For ISSO teams considering a similar upgrade, Desai and Balcourt offer practical, experience-grounded advice.
Start by auditing what currently lives in email or homegrown workarounds, and ask what should live in the system instead. The implementation process is also an opportunity to rethink workflows, not just to replicate what existed before, but to build something better. “Use this opportunity to build your dream scholar portal. What do you want your scholars to experience? What do you want your academic team to experience? There’s not much I found that we can’t do,” Desai notes.
Actively lean on the Terra Dotta team’s expertise during implementation. Balcourt describes how real-time guidance from the implementation leads shaped the request structure in ways that saved significant rework. “Having that immediate feedback was really helpful, considering we were just building out requests kind of blindly at the beginning,” Balcourt says.
Invest in change management because good software still requires people to use it. Desai is building a communication plan that includes how-to guides, drop-in hours, and workshops for the faculty and staff who will interact with the system as academic sponsors and department contacts. “Sometimes people can be resistant to change, so I would recommend marketing the benefits of the change to your campus stakeholders,” Desai notes. The goal isn’t just to train users on functionality; it’s to shift the default behavior so that the ISSO portal becomes the first stop.

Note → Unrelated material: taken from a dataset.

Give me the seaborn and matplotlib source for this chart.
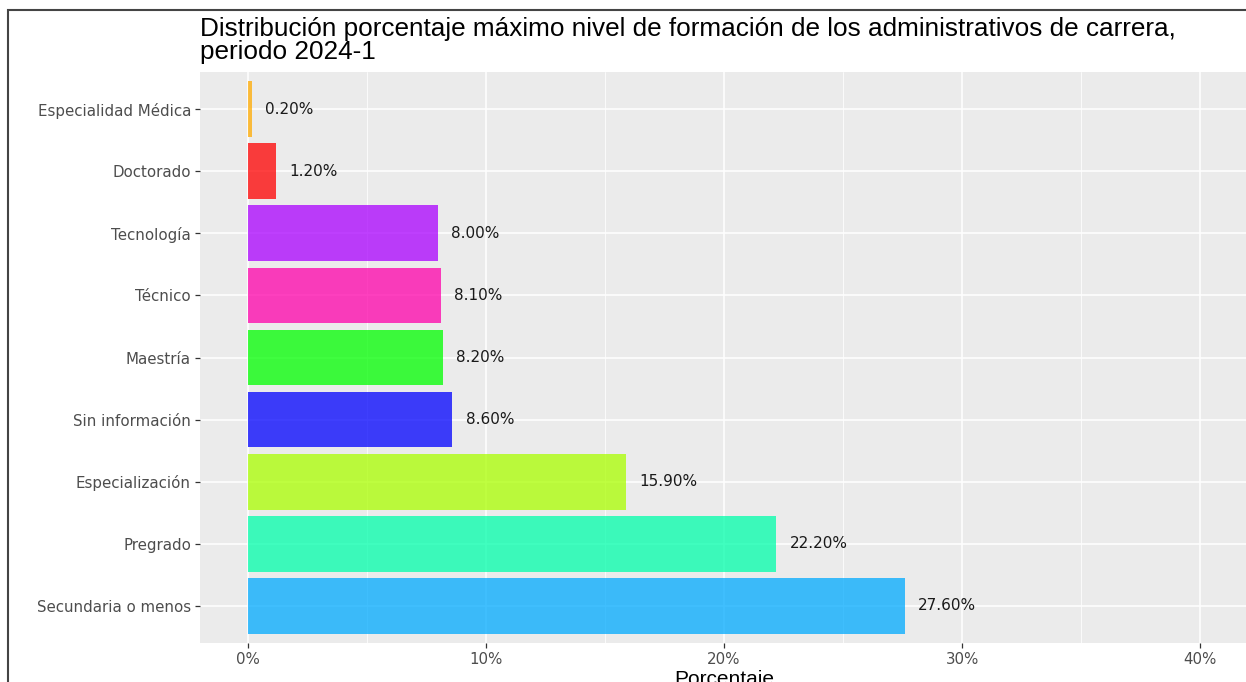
import matplotlib
matplotlib.use("Agg")
import matplotlib.pyplot as plt
import matplotlib.patches as patches
from matplotlib.ticker import MultipleLocator, FuncFormatter
import pandas as pd
import seaborn as sns

# Data
CATEGORIES = [
    "Especialidad Médica", "Doctorado", "Tecnología", "Técnico", "Maestría",
    "Sin información", "Especialización", "Pregrado", "Secundaria o menos",
]
PERCENTAGES = [0.2, 1.2, 8.0, 8.1, 8.2, 8.6, 15.9, 22.2, 27.6]
BAR_COLORS = [
    "#FFAA00", "#FF0000", "#AA00FF", "#FF00AA", "#00FF00",
    "#0000FF", "#AAFF00", "#00FFAA", "#00AAFF",
]
X_TICKS = [0, 10, 20, 30, 40]

TITLE = ("Distribución porcentaje máximo nivel de formación de los administrativos de carrera,\n"
         "periodo 2024-1")

df = pd.DataFrame({"nivel": CATEGORIES, "pct": PERCENTAGES})
palette = dict(zip(CATEGORIES, BAR_COLORS))

sns.set_theme(style="white")
plt.rcParams["font.family"] = ["DejaVu Sans"]

W, H = 1246, 682
fig = plt.figure(figsize=(W / 100, H / 100), dpi=100)
ax = fig.add_axes([200 / W, 1 - 643 / H, 1048 / W, 571 / H])
ax.set_facecolor("#EBEBEB")

sns.barplot(data=df, x="pct", y="nivel", hue="nivel", palette=palette,
            order=CATEGORIES, orient="h", width=0.9, alpha=0.75,
            saturation=1, linewidth=0, edgecolor="none",
            legend=False, ax=ax, zorder=3)

ax.set_xlim(-2, 42)
ax.set_ylim(len(CATEGORIES) - 0.4, -0.6)
ax.set_xticks(X_TICKS)
ax.xaxis.set_minor_locator(MultipleLocator(5))
ax.xaxis.set_major_formatter(FuncFormatter(lambda v, _: f"{v:.0f}%"))

ax.grid(which="major", color="white", linewidth=1.1, zorder=0)
ax.grid(which="minor", axis="x", color="white", linewidth=0.55, zorder=0)
ax.set_axisbelow(True)
for s in ax.spines.values():
    s.set_visible(False)

ax.tick_params(axis="both", which="major", length=3.5, width=0.9, color="#333333",
               labelcolor="#4D4D4D", labelsize=10.8, pad=3)
ax.tick_params(axis="x", which="minor", length=0)
ax.tick_params(axis="both", which="major", bottom=True, left=True)

for i, v in enumerate(PERCENTAGES):
    ax.text(v + 0.55, i, f"{v:.2f}%", va="center", ha="left",
            fontsize=11, color="#1A1A1A", zorder=4)

ax.set_ylabel("")
ax.set_xlabel("Porcentaje", fontsize=15, color="black", labelpad=2,
              family="Liberation Sans")

fig.text(200 / W, 1 - 17 / H, TITLE, ha="left", va="top", fontsize=18.8,
         color="black", linespacing=0.95, family="Liberation Sans")

# frame of the screenshot
fig.add_artist(patches.Rectangle((8 / W, -0.1), 1.2, 1 - 10 / H + 0.1,
                                 transform=fig.transFigure, fill=False,
                                 edgecolor="#444444", linewidth=1.5))

fig.savefig("out.png", dpi=100)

Desai’s advice for offices still hesitant about early adoption: the risk is lower than it looks. “The benefits outweigh efforts 1,000%,” Desai emphasizes.
There are still improvements on the horizon. Features such as e-signatures promise to reduce processing time further. AI-driven reporting could transform how the office generates insights. A more mobile-friendly experience would meet users where they are. But the foundation is already in place.
By embracing technology early, Clark University has not only modernized its workflows but has also protected its core mission: providing high-touch, personalized advising that helps international scholars and students thrive.